Here, human beings have learned to become lovers of worldly possessions. They have become boastful, proud, abusive, and unforgiving. Ingrained with the first disobedience of the Lord’s will, human beings have spiraled to advance into becoming brutal lovers of themselves, anthropocentric, and conceited. All of which leads to the judgment that befalls the dreadful sphere of hell.

In Langit or heaven, he illustrated the promise of heaven above the earth, the main message of the coming of Christ. Here you see the systematic puppetry of a false preacher. He would make the populace fervently and intensely believe in a faith to the point of thoughtlessly being convinced that it would grant an automatic and irrevocable salvation. This belief shall then refuse to encourage them to act and deeply think on what is morally good or evil. Because of the fanciful promise of this doctrine, people are led astray.

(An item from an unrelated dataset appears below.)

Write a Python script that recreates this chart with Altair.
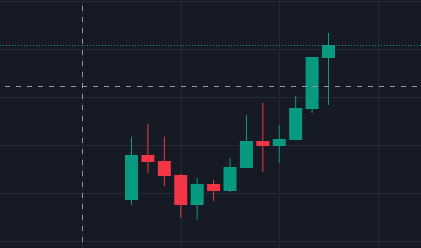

In the six interactive altarpieces, there was a constant juxtaposition of Christ or the teachings of Christ with a respective Counterfeit. The misleading horrid ways of the Counterfeit presented is also outright flawed in itself. In Ang Milagro ng Ikapo ni Pastor Salamangkero, Solano used the miracle of Christ as an example of His teaching. Christ healed a blind, and to provide an addition to the list, He also multiplied the fish and bread to feed a thousand. The magical implication and impossibility of this prophetic deed is what the Counterfeit used to resonate their teachings with: a flared and blazing promise.

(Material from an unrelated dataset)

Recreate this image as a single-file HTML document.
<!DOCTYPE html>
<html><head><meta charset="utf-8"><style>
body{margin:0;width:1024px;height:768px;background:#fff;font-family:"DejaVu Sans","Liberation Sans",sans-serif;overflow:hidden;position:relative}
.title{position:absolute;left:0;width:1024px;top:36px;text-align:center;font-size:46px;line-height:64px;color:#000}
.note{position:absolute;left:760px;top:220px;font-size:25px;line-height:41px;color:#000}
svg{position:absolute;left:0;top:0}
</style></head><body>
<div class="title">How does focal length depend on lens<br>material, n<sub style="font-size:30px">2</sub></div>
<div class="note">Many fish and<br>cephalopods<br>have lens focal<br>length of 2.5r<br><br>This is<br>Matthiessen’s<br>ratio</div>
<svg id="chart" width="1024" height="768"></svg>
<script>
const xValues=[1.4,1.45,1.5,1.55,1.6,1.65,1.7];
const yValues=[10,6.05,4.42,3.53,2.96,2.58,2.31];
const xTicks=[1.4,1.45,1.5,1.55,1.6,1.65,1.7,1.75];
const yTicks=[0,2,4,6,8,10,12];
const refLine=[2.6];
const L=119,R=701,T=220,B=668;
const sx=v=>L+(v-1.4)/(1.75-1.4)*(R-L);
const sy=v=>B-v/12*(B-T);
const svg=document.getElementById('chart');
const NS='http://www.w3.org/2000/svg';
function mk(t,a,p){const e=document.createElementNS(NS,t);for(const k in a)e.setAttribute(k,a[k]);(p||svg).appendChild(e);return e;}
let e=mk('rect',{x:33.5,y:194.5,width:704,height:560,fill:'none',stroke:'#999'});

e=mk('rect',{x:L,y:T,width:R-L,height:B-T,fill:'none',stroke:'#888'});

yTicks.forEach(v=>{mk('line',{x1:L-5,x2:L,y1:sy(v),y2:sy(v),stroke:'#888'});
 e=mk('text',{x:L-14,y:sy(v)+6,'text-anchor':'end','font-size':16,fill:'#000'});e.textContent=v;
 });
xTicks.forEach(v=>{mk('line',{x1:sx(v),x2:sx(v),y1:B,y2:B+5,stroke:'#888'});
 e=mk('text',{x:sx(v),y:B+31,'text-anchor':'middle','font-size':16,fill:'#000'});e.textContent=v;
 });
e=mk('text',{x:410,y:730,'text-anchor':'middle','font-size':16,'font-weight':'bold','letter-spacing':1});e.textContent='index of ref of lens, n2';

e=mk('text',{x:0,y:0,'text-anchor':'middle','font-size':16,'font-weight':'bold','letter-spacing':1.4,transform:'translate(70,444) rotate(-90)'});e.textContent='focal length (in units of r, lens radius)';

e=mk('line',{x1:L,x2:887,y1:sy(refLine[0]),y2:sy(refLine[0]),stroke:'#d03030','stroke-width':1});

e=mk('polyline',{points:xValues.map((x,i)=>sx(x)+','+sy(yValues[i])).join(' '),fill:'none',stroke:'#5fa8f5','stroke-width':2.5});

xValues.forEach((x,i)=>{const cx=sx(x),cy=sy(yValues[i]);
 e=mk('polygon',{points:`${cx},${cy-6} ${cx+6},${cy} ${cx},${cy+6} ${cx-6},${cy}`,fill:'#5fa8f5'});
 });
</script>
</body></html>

The artist’s visual language, while morbid and graphic, entrails a gut reaction. Being situated in a sinful and defective society as presented in Payawar, human beings’ capacity to love above all is hindered, and their potential to become their true selves is affected. Perhaps this portrayal warrants an appeal for the current state of affairs on earth. That perhaps what healing the blind meant was faith of one person awakening a faith in the other, making him see. That perhaps what the multiplication of fish and bread meant was just a mere form of people expressing generosity where everybody contributed their own resources, enough for everybody to share. That perhaps fulfilling the true promise of the kingdom of God that people so passionately seek, is actually actively achieving that very kingdom here on earth, when the poor would no longer be poor, the hungry would be satisfied, and the oppressed would no longer be miserable. An thus, maybe this vision or Payawar is a mere call for a discernment, and to seek knowledge of the truth of things.